Asian Community Development Corporation
- Founded: May 29, 1987
- Type: 501(c)(3)
- Focus: Community Development
- Region served: Greater Boston with a focus on Chinatown, Boston
- Method: Affordable housing for renters and owners; promoting economic development; fostering leadership development; building capacity within the community and advocating on behalf of the Asian American community
- Key people: Angie Liou, Executive Director
- Revenue: $1,990,788 (Gross support and revenue, 2011)
- Website: asiancdc.org

= Asian Community Development Corporation =

U.S. non-profit organization

The Asian Community Development Corporation (ACDC) is a 501(c)(3) community development organization founded in 1987 with a focus on serving the Asian American community of Greater Boston. This organization is centered upon preserving the culture and revitalizing Boston's Chinatown.

==History==
The corporation began on May 29, 1987, in response to economic needs within the community.

==Programs==
ACDC runs a variety of programs for individuals and families living in the Greater Boston region as well as the traditional Chinatown neighborhood.

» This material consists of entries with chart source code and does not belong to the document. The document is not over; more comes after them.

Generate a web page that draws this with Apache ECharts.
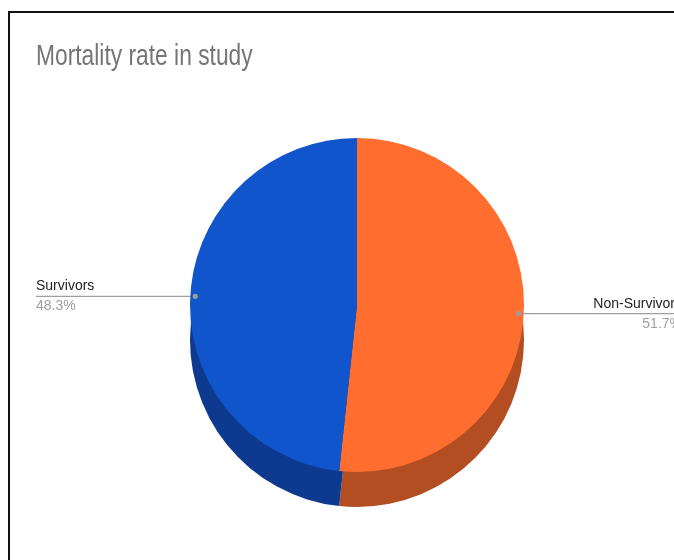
<!DOCTYPE html>
<html>
<head>
<meta charset="utf-8">
<script src="https://cdn.jsdelivr.net/npm/echarts@6/dist/echarts.min.js"></script>
<style>
  html, body { margin: 0; padding: 0; background: #fff; overflow: hidden; width: 674px; height: 560px; }
  .frame { position: absolute; left: 8px; top: 11px; width: 760px; height: 640px; border: 2px solid #111; }
  #main { position: absolute; left: 0; top: 0; width: 718px; height: 560px; }
</style>
</head>
<body>
<div class="frame"></div>
<div id="main"></div>
<script>
// slices, clockwise from 12 o'clock
var categories = ['Non-Survivors', 'Survivors'];
var shares = [51.7, 48.3];
var topColors = ['#ff6d2f', '#1155cc'];
var sideColors = ['#b24e22', '#0d3a8e'];
var titleText = 'Mortality rate in study';

var CX = 357, CY = 305, R = 167, DEPTH = 35;

var myChart = echarts.init(document.getElementById('main'));

// dot where each label line starts (mid angle of slice, a bit inside the rim)
function dotPoint(i) {
  var total = shares.reduce(function (a, b) { return a + b; }, 0);
  var before = 0;
  for (var k = 0; k < i; k++) before += shares[k];
  var ang = (before + shares[i] / 2) / total * Math.PI * 2;
  var r = R - 5;
  return [CX + r * Math.sin(ang), CY - r * Math.cos(ang)];
}

var topData = categories.map(function (c, i) {
  return { name: c, value: shares[i], itemStyle: { color: topColors[i] } };
});
var sideData = categories.map(function (c, i) {
  return { name: c, value: shares[i], itemStyle: { color: sideColors[i] } };
});

var dots = categories.map(function (c, i) {
  var p = dotPoint(i);
  return {
    type: 'circle',
    z: 100,
    shape: { cx: p[0], cy: p[1], r: 2.6 },
    style: { fill: '#9e9e9e' }
  };
});

myChart.setOption({
  animation: false,
  series: [{
    // side wall of the 3d pie
    type: 'pie',
    silent: true,
    center: [CX, CY + DEPTH],
    radius: R,
    startAngle: 90,
    itemStyle: { borderWidth: 0 },
    label: { show: false },
    labelLine: { show: false },
    data: sideData,
    z: 1
  }, {
    type: 'pie',
    center: [CX, CY],
    radius: R,
    startAngle: 90,
    percentPrecision: 1,
    itemStyle: { borderWidth: 0 },
    label: {
      position: 'outside',
      alignTo: 'edge',
      edgeDistance: 36,
      formatter: '{n|{b}}\n{p|{d}%}',
      rich: {
        n: { fontFamily: 'Liberation Sans, Arial', fontSize: 14, color: '#222', lineHeight: 20 },
        p: { fontFamily: 'Liberation Sans, Arial', fontSize: 14, color: '#9e9e9e', lineHeight: 20 }
      }
    },
    labelLine: {
      length: 1,
      length2: 10,
      lineStyle: { color: '#9e9e9e', width: 1.2 }
    },
    labelLayout: function (params) {
      var p0 = dotPoint(params.dataIndex);
      var rect = params.labelRect;
      var left = p0[0] < CX;
      var endX = left ? rect.x : rect.x + rect.width;
      return {
        y: p0[1],
        verticalAlign: 'middle',
        labelLinePoints: [p0, [p0[0], p0[1]], [endX, p0[1]]]
      };
    },
    data: topData,
    z: 2
  }],
  graphic: [{
    // chart title, condensed like the original
    type: 'text',
    x: 36,
    y: 42,
    scaleX: 0.76,
    z: 100,
    style: {
      text: titleText,
      fontFamily: 'Liberation Sans, Arial',
      fontSize: 30,
      fill: '#757575',
      verticalAlign: 'top'
    }
  }].concat(dots)
});
</script>
</body>
</html>
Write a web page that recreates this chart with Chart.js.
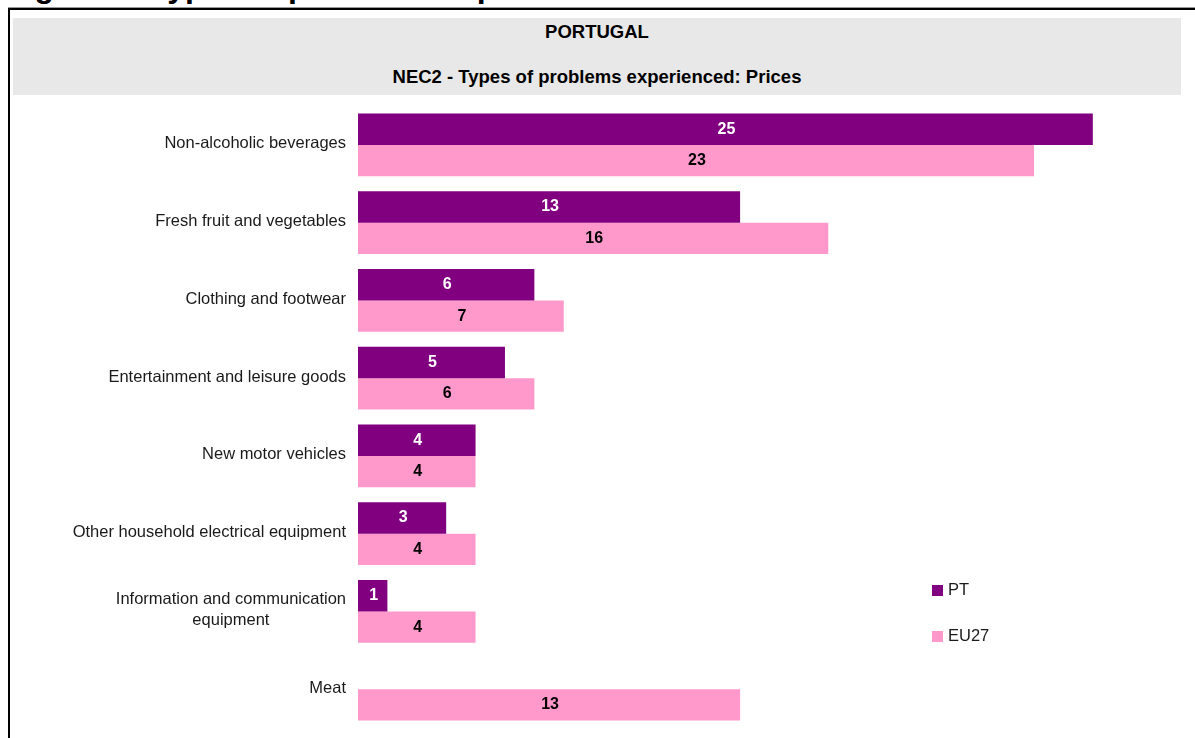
<!DOCTYPE html>
<html>
<head>
<meta charset="utf-8">
<script src="https://cdn.jsdelivr.net/npm/chart.js@4/dist/chart.umd.min.js"></script>
<style>
  body { margin: 0; background: #fff; font-family: "Liberation Sans", Arial, sans-serif; overflow: hidden; }
  #pageTitle { position: absolute; left: 6px; top: -30px; font-size: 32px; line-height: 32px; font-weight: bold; color: #000; white-space: nowrap; }
  #frame { position: absolute; left: 8px; top: 8px; width: 1200px; height: 740px; border-left: 2px solid #000; border-top: 2px solid #000; box-shadow: 0 -1px 0 #999; background: #fff; }
  #band { position: absolute; left: 13px; top: 18px; width: 1168px; height: 77px; background: #e8e8e8; }
  #band div { position: absolute; left: 0; width: 100%; text-align: center; font-weight: bold; font-size: 18.5px; color: #000; }
  #wrap { position: absolute; left: 10px; top: 96px; }
</style>
</head>
<body>
<div id="pageTitle">Figure 3: Types of problems experienced: Prices</div>
<div id="frame"></div>
<div id="band">
  <div style="top:3px">PORTUGAL</div>
  <div style="top:48px">NEC2 - Types of problems experienced: Prices</div>
</div>
<div id="wrap"><canvas id="prices" width="1185" height="642"></canvas></div>
<script>
const categories = [
    'Non-alcoholic beverages',
    'Fresh fruit and vegetables',
    'Clothing and footwear',
    'Entertainment and leisure goods',
    'New motor vehicles',
    'Other household electrical equipment',
    ['Information and communication', 'equipment'],
    'Meat'
];
const ptValues = [25, 13, 6, 5, 4, 3, 1, null];
const eu27Values = [23, 16, 7, 6, 4, 4, 4, 13];
const seriesNames = ['PT', 'EU27'];
const seriesColors = ['#800080', '#ff99cc'];

const font = '"Liberation Sans", Arial, sans-serif';

// category labels, lines centred on each other like the original
const yLabels = {
    id: 'yLabels',
    afterDraw(chart) {
        let ctx = chart.ctx;
        let y = chart.scales.y;
        ctx.save();
        ctx.font = '16.5px ' + font;
        ctx.fillStyle = '#1a1a1a';
        ctx.textAlign = 'center';
        ctx.textBaseline = 'middle';
        categories.forEach((cat, i) => {
            let lines = Array.isArray(cat) ? cat : [cat];
            let w = Math.max(...lines.map(l => ctx.measureText(l).width));
            let cx = y.right - 12 - w / 2;
            let cy = y.getPixelForTick(i) - 1;
            lines.forEach((l, j) => ctx.fillText(l, cx, cy + (j - (lines.length - 1) / 2) * 21));
        });
        ctx.restore();
    }
};

// value labels in the middle of each bar
const barValues = {
    id: 'barValues',
    afterDatasetsDraw(chart) {
        let ctx = chart.ctx;
        ctx.save();
        ctx.font = 'bold 16px ' + font;
        ctx.textAlign = 'center';
        ctx.textBaseline = 'middle';
        chart.data.datasets.forEach((ds, d) => {
            let meta = chart.getDatasetMeta(d);
            ctx.fillStyle = d === 0 ? '#ffffff' : '#000000';
            meta.data.forEach((bar, i) => {
                if (ds.data[i] == null) return;
                ctx.fillText(ds.data[i], (bar.x + bar.base) / 2 + 1, bar.y);
            });
        });
        ctx.restore();
    }
};

// small legend sitting inside the plot, lower right
const sideLegend = {
    id: 'sideLegend',
    afterDraw(chart) {
        let ctx = chart.ctx;
        ctx.save();
        ctx.font = '16.5px ' + font;
        ctx.textBaseline = 'middle';
        ctx.textAlign = 'left';
        chart.data.datasets.forEach((ds, d) => {
            let cy = 494.5 + d * 46;
            ctx.fillStyle = ds.backgroundColor;
            ctx.fillRect(922, cy - 5.5, 11, 11);
            ctx.fillStyle = '#1a1a1a';
            ctx.fillText(ds.label, 938, cy);
        });
        ctx.restore();
    }
};

let ctx = document.getElementById('prices').getContext('2d');
let pricesChart = new Chart(ctx, {
    type: 'bar',
    data: {
        labels: categories,
        datasets: [
            { label: seriesNames[0], data: ptValues, backgroundColor: seriesColors[0] },
            { label: seriesNames[1], data: eu27Values, backgroundColor: seriesColors[1] }
        ]
    },
    options: {
        indexAxis: 'y',
        responsive: false,
        animation: false,
        devicePixelRatio: 1,
        categoryPercentage: 0.81,
        barPercentage: 1,
        layout: { padding: { top: 10, bottom: 10, left: 0, right: 14 } },
        scales: {
            x: { display: false, min: 0, max: 28 },
            y: {
                grid: { display: false },
                border: { display: false },
                ticks: { display: false },
                afterFit: scale => { scale.width = 348; }
            }
        },
        plugins: {
            legend: { display: false },
            tooltip: { enabled: false }
        }
    },
    plugins: [yLabels, barValues, sideLegend]
});
</script>
</body>
</html>
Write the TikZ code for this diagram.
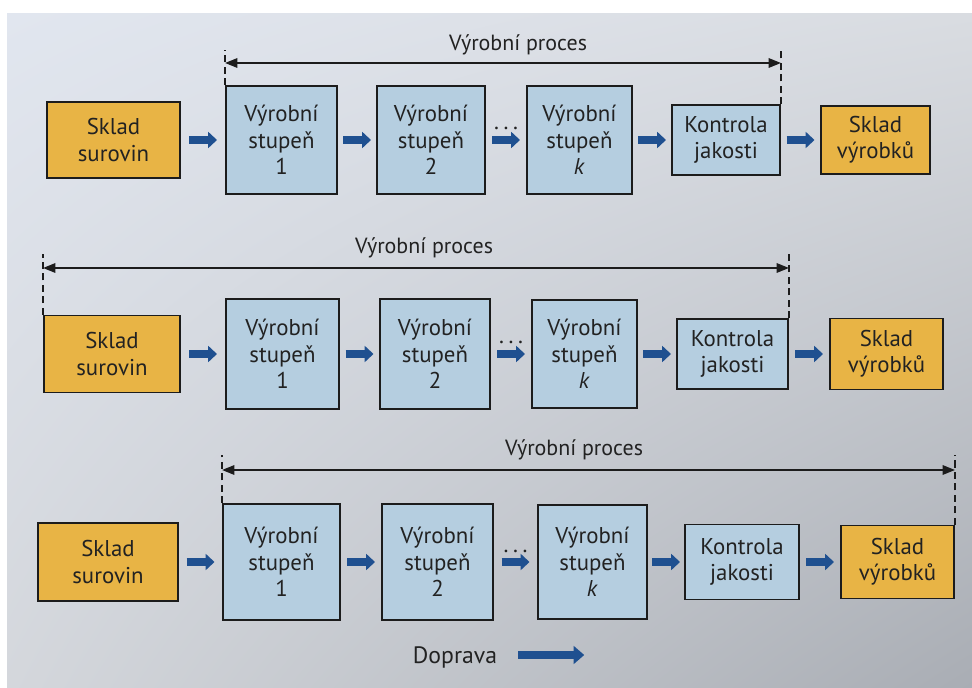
\documentclass[tikz,border=0pt]{standalone}
\usepackage{fontspec}
\setmainfont{PT Sans}
\usetikzlibrary{arrows.meta,calc,shadings}

\definecolor{storeyellow}{HTML}{E8B445}
\definecolor{stageblue}{HTML}{B5CEE0}
\definecolor{flowblue}{HTML}{1F5090}
\definecolor{edgeblack}{HTML}{1C1C1C}
\definecolor{inktext}{HTML}{222222}
\definecolor{pagetl}{HTML}{E1E6EF}
\definecolor{pagetr}{HTML}{D9DCE1}
\definecolor{pagebl}{HTML}{D4D7DC}
\definecolor{pagebr}{HTML}{A9ADB4}

% box from x1 to x2, centred vertically on yc, of height h (units: px)
% #1 name, #2 style, #3 x1, #4 x2, #5 yc, #6 h, #7 text
\newcommand\mkbox[7]{%
  \node[#2, minimum width={(#4-#3)*0.02cm}, minimum height={(#6)*0.02cm}]
    (#1) at ({(#3+#4)/2},#5) {#7};}
% widely spaced ellipsis
\newcommand\wdots{.\kern2.6pt.\kern2.6pt.}

\begin{document}
\begin{tikzpicture}[x=0.02cm,y=-0.02cm,
  box/.style={draw=edgeblack, line width=1pt, inner sep=0pt, align=center,
    font=\fontsize{13}{15}\selectfont, text=inktext},
  store/.style={box, fill=storeyellow},
  stage/.style={box, fill=stageblue},
  flow/.style={draw=flowblue, line width=4.3pt, -{Triangle[length=5pt,width=9pt]}},
  span/.style={draw=edgeblack, line width=0.7pt,
    {Triangle[length=7pt,width=5.5pt]}-{Triangle[length=7pt,width=5.5pt]}},
  limit/.style={draw=edgeblack, line width=0.8pt, dash pattern=on 4pt off 2.5pt},
  caption/.style={font=\fontsize{12.5}{14}\selectfont, text=inktext},
  dotsmark/.style={anchor=base, inner sep=0pt, font=\fontsize{13}{14}\selectfont, text=inktext},
]
\useasboundingbox (0,0) rectangle (972,688);

% page
\fill[white] (0,0) rectangle (972,688);
\shade[upper left=pagetl, upper right=pagetr, lower left=pagebl, lower right=pagebr]
  (7,14) rectangle (972,688);

% ---------- variant 1: process from stage 1 to quality control ----------
\mkbox{a1}{store}{47}{180}{140}{76}{Sklad\\surovin}
\mkbox{b1}{stage}{226}{337}{140}{108}{Výrobní\\stupeň\\1}
\mkbox{c1}{stage}{377}{485}{140}{108}{Výrobní\\stupeň\\2}
\mkbox{d1}{stage}{527}{632}{140}{108}{Výrobní\\stupeň\\\textit{k}}
\mkbox{e1}{stage}{672}{780}{140}{70}{Kontrola\\jakosti}
\mkbox{f1}{store}{821}{930}{140}{68}{Sklad\\výrobků}
\foreach \p/\q in {a1/b1,b1/c1,c1/d1,d1/e1,e1/f1}
  \draw[flow] ($(\p.east)!0.5!(\q.west)+(-14,0)$) -- +(28,0);
\node[dotsmark] (dots1) at ($(c1.east)!0.5!(d1.west)+(0,-10)$) {\wdots};
\coordinate (r1line) at (0,63);
\coordinate (r1top) at (0,50);
\draw[limit] (b1.north west) -- (b1.north west |- r1top);
\draw[limit] (e1.north east) -- (e1.north east |- r1top);
\draw[span] (b1.north west |- r1line) -- (e1.north east |- r1line);
\node[caption] (p1) at (518,45) {Výrobní proces};

% ---------- variant 2: process from raw material store to quality control ----------
\mkbox{a2}{store}{44}{180}{354}{77}{Sklad\\surovin}
\mkbox{b2}{stage}{226}{339}{354}{110}{Výrobní\\stupeň\\1}
\mkbox{c2}{stage}{380}{490}{354}{110}{Výrobní\\stupeň\\2}
\mkbox{d2}{stage}{532}{637}{354}{108}{Výrobní\\stupeň\\\textit{k}}
\mkbox{e2}{stage}{677}{788}{354}{70}{Kontrola\\jakosti}
\mkbox{f2}{store}{830}{943}{354}{71}{Sklad\\výrobků}
\foreach \p/\q in {a2/b2,b2/c2,c2/d2,d2/e2,e2/f2}
  \draw[flow] ($(\p.east)!0.5!(\q.west)+(-14,0)$) -- +(28,0);
\node[dotsmark] (dots2) at ($(c2.east)!0.5!(d2.west)+(0,-10)$) {\wdots};
\coordinate (r2line) at (0,268);
\coordinate (r2top) at (0,254);
\draw[limit] (a2.north west) -- (a2.north west |- r2top);
\draw[limit] (e2.north east) -- (e2.north east |- r2top);
\draw[span] (a2.north west |- r2line) -- (e2.north east |- r2line);
\node[caption] (p2) at (424,248) {Výrobní proces};

% ---------- variant 3: process from stage 1 to finished goods store ----------
\mkbox{a3}{store}{38}{178}{562}{78}{Sklad\\surovin}
\mkbox{b3}{stage}{223}{340}{562}{116}{Výrobní\\stupeň\\1}
\mkbox{c3}{stage}{382}{493}{562}{116}{Výrobní\\stupeň\\2}
\mkbox{d3}{stage}{538}{647}{562}{114}{Výrobní\\stupeň\\\textit{k}}
\mkbox{e3}{stage}{685}{799}{562}{75}{Kontrola\\jakosti}
\mkbox{f3}{store}{841}{954}{562}{73}{Sklad\\výrobků}
\foreach \p/\q in {a3/b3,b3/c3,c3/d3,d3/e3,e3/f3}
  \draw[flow] ($(\p.east)!0.5!(\q.west)+(-14,0)$) -- +(28,0);
\node[dotsmark] (dots3) at ($(c3.east)!0.5!(d3.west)+(0,-10)$) {\wdots};
\coordinate (r3line) at (0,470);
\coordinate (r3top) at (0,455);
\draw[limit] (b3.north west) -- (b3.north west |- r3top);
\draw[limit] (f3.north east) -- (f3.north east |- r3top);
\draw[span] (b3.north west |- r3line) -- (f3.north east |- r3line);
\node[caption] (p3) at (574,450) {Výrobní proces};

% ---------- legend ----------
\node[caption, font=\fontsize{13.5}{15}\selectfont] (dop) at (455,657) {Doprava};
\coordinate (legstart) at ($(dop.east)+(15,-2)$);
\draw[flow, line width=5pt, -{Triangle[length=6pt,width=10pt]}] (legstart) -- +(66,0);
\end{tikzpicture}
\end{document}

The corporation's stated goal through these programs is to "foster new leadership and give low and moderate income residents the tools and resources they need to stabilize their housing which may include buying their homes, participating in the change and growth of their neighborhoods. and contributing more fully to economic and civic life throughout the region." These programs include Community Organizing and Planning, Youth Programs, Housing Counseling and Assistance, and Real estate development.

== Selected program descriptions ==

=== Real estate development ===
The Asian Community Development Corporation has developed more than 500 affordable housing units, developed a home ownership program that has helped double the rate of ownership in Chinatown and developed an energy efficiency program.